Export Transform Results
Starlake transforms can write results to files in CSV, JSON, Parquet, or Avro format, or directly to another database. You can target local storage, cloud buckets (GCS, S3, ADLS), or a different database engine by configuring the sink section of the YAML file. Each transform writes to a single destination. To produce multiple outputs from the same query, create separate transforms reading the same source.
Sink Configuration Properties
| Property | Description | Example |
|---|---|---|
sink.format | Output file format | csv, json, parquet, avro |
sink.extension | File name extension | csv, parquet |
sink.path | Custom output path (relative to root) | mnt/data/output.csv |
sink.connectionRef | Target database connection name | my_postgres_db |
Export to Files
Set sink.format and sink.extension in the transform YAML file. Starlake supports CSV, JSON, Parquet, Avro, and any file format supported by Apache Spark.
task:
sink:
format: csv
extension: csv
By default, the file is saved in the datasets/<domain>/ folder of the project. The file name is derived from the transform name and the configured extension.
Custom Output Path
Specify a custom path relative to the root defined in application.sl.yml:
task:
sink:
format: csv
path: mnt/data/output.csv
Cloud Storage (GCS, S3, ADLS)
On cloud storage, Starlake prepends the bucket name from the root configuration to the path:
...
root: gs://my-bucket/folder1/folder2
...
With this root, a sink.path of mnt/data/output.csv resolves to gs://my-bucket/folder1/folder2/mnt/data/output.csv.
With Spark, CSV and JSON exports may produce multiple partitioned files. With DuckDB or a single-node engine, a single file is produced.
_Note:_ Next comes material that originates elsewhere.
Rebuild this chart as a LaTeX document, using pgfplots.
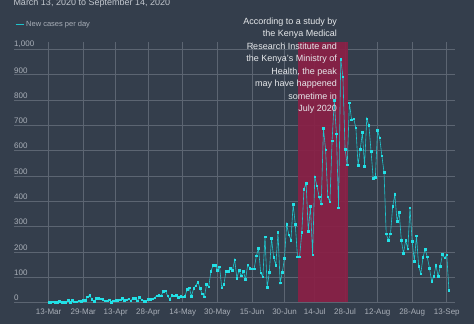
\documentclass[border=0pt]{standalone}
\usepackage{pgfplots}
\pgfplotsset{compat=1.18}
\usepackage{fontspec}
\setmainfont{Liberation Sans}
\definecolor{bg}{HTML}{343E4C}
\definecolor{gridc}{HTML}{5C6572}
\definecolor{band}{HTML}{8A2046}
\definecolor{linec}{HTML}{1FC4CC}
\definecolor{markc}{HTML}{22E0E6}
\definecolor{ticktext}{HTML}{A9AFB8}
\definecolor{annot}{HTML}{E6E8EB}
\definecolor{subt}{HTML}{C3C8CF}

\pgfplotstableread{
day val
0 1
1 0
2 2
3 0
4 0
5 4
6 0
7 0
8 0
9 8
10 1
11 9
12 3
13 3
14 7
15 4
16 8
17 9
18 22
19 29
20 12
21 4
22 16
23 16
24 14
25 12
26 7
27 6
28 11
29 1
30 7
31 9
32 9
33 11
34 17
35 8
36 11
37 15
38 7
39 17
40 16
41 7
42 20
43 11
44 5
45 5
46 12
47 13
48 15
49 19
50 26
51 28
52 26
53 45
54 47
55 26
56 13
57 28
58 26
59 28
60 21
61 24
62 23
63 24
64 52
65 58
66 24
67 55
68 66
69 81
70 55
71 34
72 22
73 72
74 62
75 124
76 147
77 147
78 128
79 141
80 58
81 72
82 124
83 124
84 136
85 128
86 169
87 96
88 128
89 105
90 123
91 91
92 149
93 136
94 134
95 134
96 184
97 214
98 118
99 102
100 260
101 60
102 119
103 254
104 178
105 148
106 277
107 78
108 120
109 174
110 309
111 268
112 247
113 389
114 309
115 180
116 181
117 277
118 447
119 472
120 281
121 380
122 188
123 497
124 461
125 418
126 390
127 689
128 604
129 418
130 398
131 639
132 799
133 667
134 374
135 962
136 893
137 606
138 544
139 789
140 723
141 727
142 690
143 543
144 605
145 672
146 538
147 727
148 700
149 598
150 492
151 496
152 680
153 651
154 580
155 515
156 272
157 246
158 272
159 380
160 427
161 322
162 356
163 246
164 194
165 246
166 212
167 374
168 242
169 164
170 264
171 144
172 114
173 178
174 211
175 180
176 136
177 84
178 103
179 148
180 103
181 143
182 190
183 176
184 188
185 48
}\cases

\begin{document}
\begin{tikzpicture}[x=1pt,y=1pt]
\fill[bg] (0,0) rectangle (474,324);
\path[use as bounding box] (0,0) rectangle (474,324);
\begin{axis}[
  at={(14pt,21.5pt)}, anchor=south west,
  scale only axis, width=441pt, height=260.5pt,
  xmin=-16, xmax=187.8, ymin=0, ymax=1030,
  axis line style={draw=none},
  major tick length=0pt,
  xtick={0,16,31,46,62,78,94,109,123,137,152,168,184},
  xticklabels={13-Mar,29-Mar,13-Apr,28-Apr,14-May,30-May,15-Jun,30-Jun,14-Jul,28-Jul,12-Aug,28-Aug,13-Sep},
  ytick={0,100,...,1000},
  grid=major,
  major grid style={gridc, line width=0.8pt},
  tick label style={font=\fontsize{8}{9}\selectfont, text=ticktext},
  yticklabel style={anchor=south west, inner sep=0pt, yshift=1.5pt},
  xticklabel style={anchor=north, yshift=-3pt},
  /pgf/number format/assume math mode=true,
  /pgf/number format/1000 sep={,},
  legend style={at={(0.0023,1.0664)}, anchor=west, draw=none, fill=none,
    text=ticktext, font=\fontsize{7.5}{9}\selectfont, inner sep=0pt, outer sep=0pt},
  legend image code/.code={\draw[linec, line width=1.2pt] (0pt,0pt) -- (8pt,0pt);},
]
\addplot[draw=none, fill=band, fill opacity=0.92, forget plot] coordinates {(115.4,1030) (138.2,1030)} \closedcycle;
\addplot[linec, line width=0.6pt, mark=square*, mark size=0.8pt,
  mark options={draw=markc, fill=markc}] table[x=day, y=val] {\cases};
\addlegendentry{New cases per day}
\end{axis}
\node[anchor=base west, text=subt, font=\fontsize{9}{11}\selectfont, inner sep=0pt] at (13.3,318.5) {March 13, 2020 to September 14, 2020};
\node[anchor=north east, align=right, text=annot, font=\fontsize{9}{12.5}\selectfont, inner sep=0pt] at (337,306.5)
{According to a study by\\the Kenya Medical\\Research Institute and\\the Kenya's Ministry of\\Health, the peak\\may have happened\\sometime in\\July 2020};
\end{tikzpicture}
\end{document}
Export to Another Database
Write transform results directly to a database by setting sink.connectionRef. The connection must be defined in application.sl.yml.
task:
...
sink:
connectionRef: my_database
...
This is useful for cross-database ETL patterns -- for example, reading from BigQuery and writing to PostgreSQL.
Next Steps
- Transform YAML Configuration -- full sink configuration reference
- SQL Transform Tutorial -- end-to-end walkthrough with DuckDB
- Orchestrate Transform Jobs -- schedule exports with Airflow, Dagster, or Snowflake Tasks
Frequently Asked Questions
What file formats are supported for export in Starlake?
Starlake supports export to CSV, JSON, Parquet, Avro, and any file format supported by Apache Spark via the sink.format property.
Where are exported files stored by default?
Files are saved in the datasets/<domain>/ folder of the project, named after the transform and the extension configured in the YAML file.
How do you export to a custom path or a cloud bucket?
Use the sink.path property to specify a path relative to the root defined in application.sl.yml. On cloud storage, the bucket name is automatically prepended.
How do you export to another database?
Specify the connection name in sink.connectionRef of the transform YAML file. The connection must be defined in application.sl.yml.
Can you export to both a file and a database at the same time?
A single transform writes to one destination. To write to two targets, create two transforms that read the same source.
Does CSV export produce a single file or multiple files?
The behavior depends on the engine. With Spark, multiple partitioned files may be generated. With DuckDB or a single-node engine, a single file is produced.